Directions: Count the lines below that contain the word "this" and give only that number.

Source material:
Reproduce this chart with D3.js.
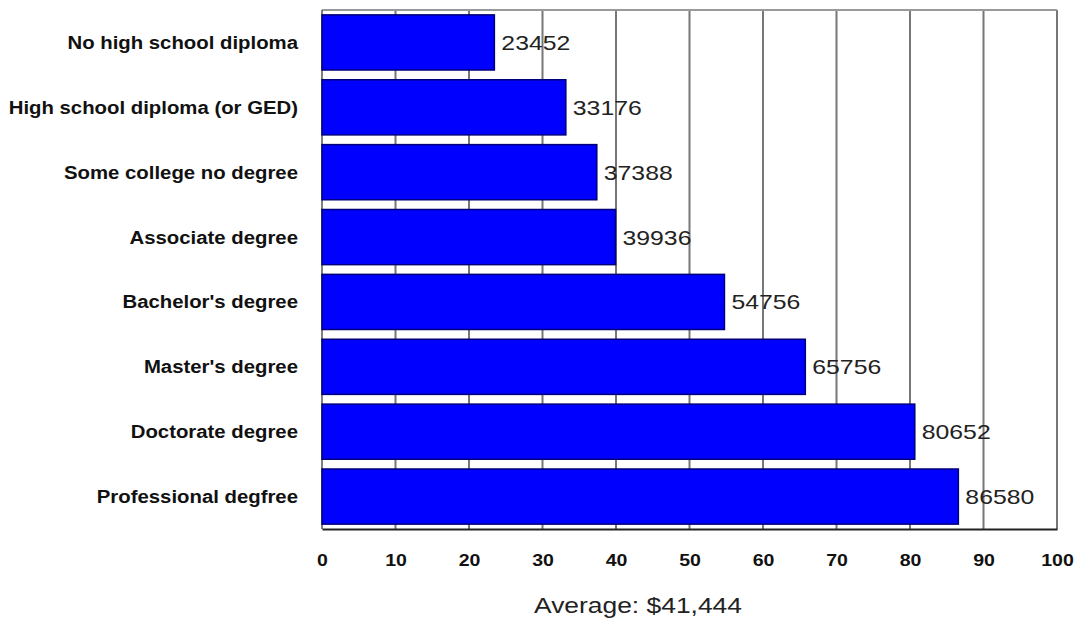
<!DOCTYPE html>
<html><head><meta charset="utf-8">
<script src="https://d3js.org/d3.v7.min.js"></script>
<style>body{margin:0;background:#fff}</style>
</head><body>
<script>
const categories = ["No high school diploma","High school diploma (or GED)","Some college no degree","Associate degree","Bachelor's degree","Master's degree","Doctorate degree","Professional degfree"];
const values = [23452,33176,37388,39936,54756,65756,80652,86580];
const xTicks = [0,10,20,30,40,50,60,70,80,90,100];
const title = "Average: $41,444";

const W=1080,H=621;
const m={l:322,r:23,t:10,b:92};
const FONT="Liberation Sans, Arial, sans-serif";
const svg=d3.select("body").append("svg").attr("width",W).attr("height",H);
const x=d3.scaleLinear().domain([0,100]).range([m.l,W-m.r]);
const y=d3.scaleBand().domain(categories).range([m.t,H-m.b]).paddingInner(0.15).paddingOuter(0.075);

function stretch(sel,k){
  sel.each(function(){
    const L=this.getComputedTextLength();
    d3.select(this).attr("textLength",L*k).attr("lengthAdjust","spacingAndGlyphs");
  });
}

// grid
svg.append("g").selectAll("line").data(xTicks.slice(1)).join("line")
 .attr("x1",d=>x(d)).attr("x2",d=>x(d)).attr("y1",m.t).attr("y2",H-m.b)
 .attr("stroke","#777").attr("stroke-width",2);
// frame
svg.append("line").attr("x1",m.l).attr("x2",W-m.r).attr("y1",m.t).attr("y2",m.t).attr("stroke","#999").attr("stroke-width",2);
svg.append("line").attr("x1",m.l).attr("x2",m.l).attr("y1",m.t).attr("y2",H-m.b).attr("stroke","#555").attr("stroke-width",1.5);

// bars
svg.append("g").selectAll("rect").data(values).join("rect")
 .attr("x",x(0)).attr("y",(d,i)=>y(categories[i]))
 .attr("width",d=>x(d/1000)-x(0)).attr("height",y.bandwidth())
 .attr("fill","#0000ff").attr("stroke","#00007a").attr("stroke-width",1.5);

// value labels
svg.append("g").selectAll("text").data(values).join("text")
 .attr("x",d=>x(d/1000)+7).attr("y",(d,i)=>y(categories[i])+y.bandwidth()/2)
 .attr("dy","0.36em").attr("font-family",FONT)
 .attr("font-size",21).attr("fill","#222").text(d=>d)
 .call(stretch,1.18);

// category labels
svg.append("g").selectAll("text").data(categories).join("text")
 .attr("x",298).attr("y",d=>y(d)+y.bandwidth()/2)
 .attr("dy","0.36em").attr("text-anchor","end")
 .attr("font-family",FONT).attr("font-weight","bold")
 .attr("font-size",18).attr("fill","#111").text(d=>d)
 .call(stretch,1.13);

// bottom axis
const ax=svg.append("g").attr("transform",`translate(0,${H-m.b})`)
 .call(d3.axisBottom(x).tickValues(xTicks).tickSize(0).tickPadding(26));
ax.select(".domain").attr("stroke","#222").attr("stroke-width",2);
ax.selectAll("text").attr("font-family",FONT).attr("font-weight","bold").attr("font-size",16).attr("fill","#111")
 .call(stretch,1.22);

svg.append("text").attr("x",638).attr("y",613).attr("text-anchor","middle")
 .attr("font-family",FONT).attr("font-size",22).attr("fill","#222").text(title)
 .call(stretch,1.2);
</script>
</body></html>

Exercise solution: 3